Test input Expected output What it validates
3 1 4 Smallest value range and boundary handling
4 1 7 Repeated binary choices
3 2 10 Multiple height values
3 3 16 Larger local value range and transitions

Edge Cases

The isolated peak case is handled by the subtraction term. For the sequence:

[0, 5, 0]

the middle position is counted among the invalid choices because its neighbors cannot support value 5. The DP removes this contribution before reaching the final state.

The left boundary case:

[1, 0, 0]

is handled because the extra starting zero is already included in the recurrence.
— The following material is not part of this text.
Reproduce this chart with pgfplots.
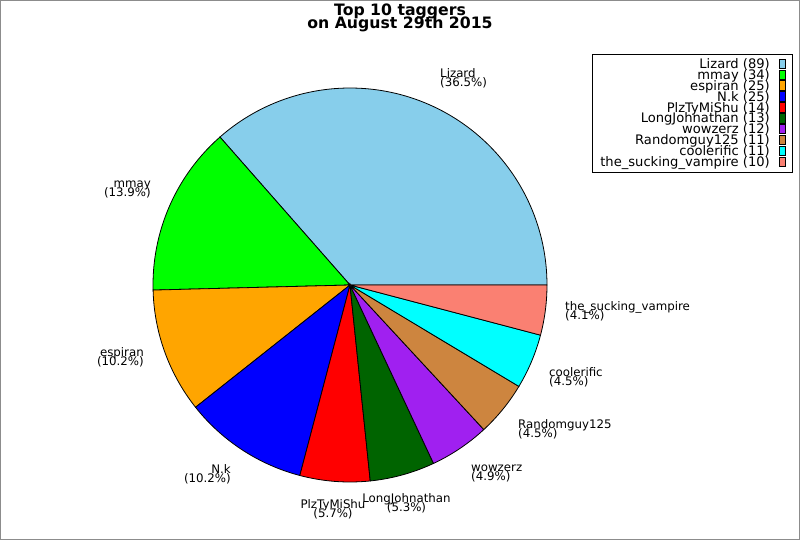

When the first position is processed, the only possible support comes from the next value and the outside zero. The sequence is excluded.

For an all-equal sequence:

[1, 1, 1]

the middle value is not a violation because 1 <= 1 + 1, and the last artificial zero check also passes because 0 <= 1 + 0. The DP keeps this sequence, which confirms that equal values are not mistakenly treated as invalid.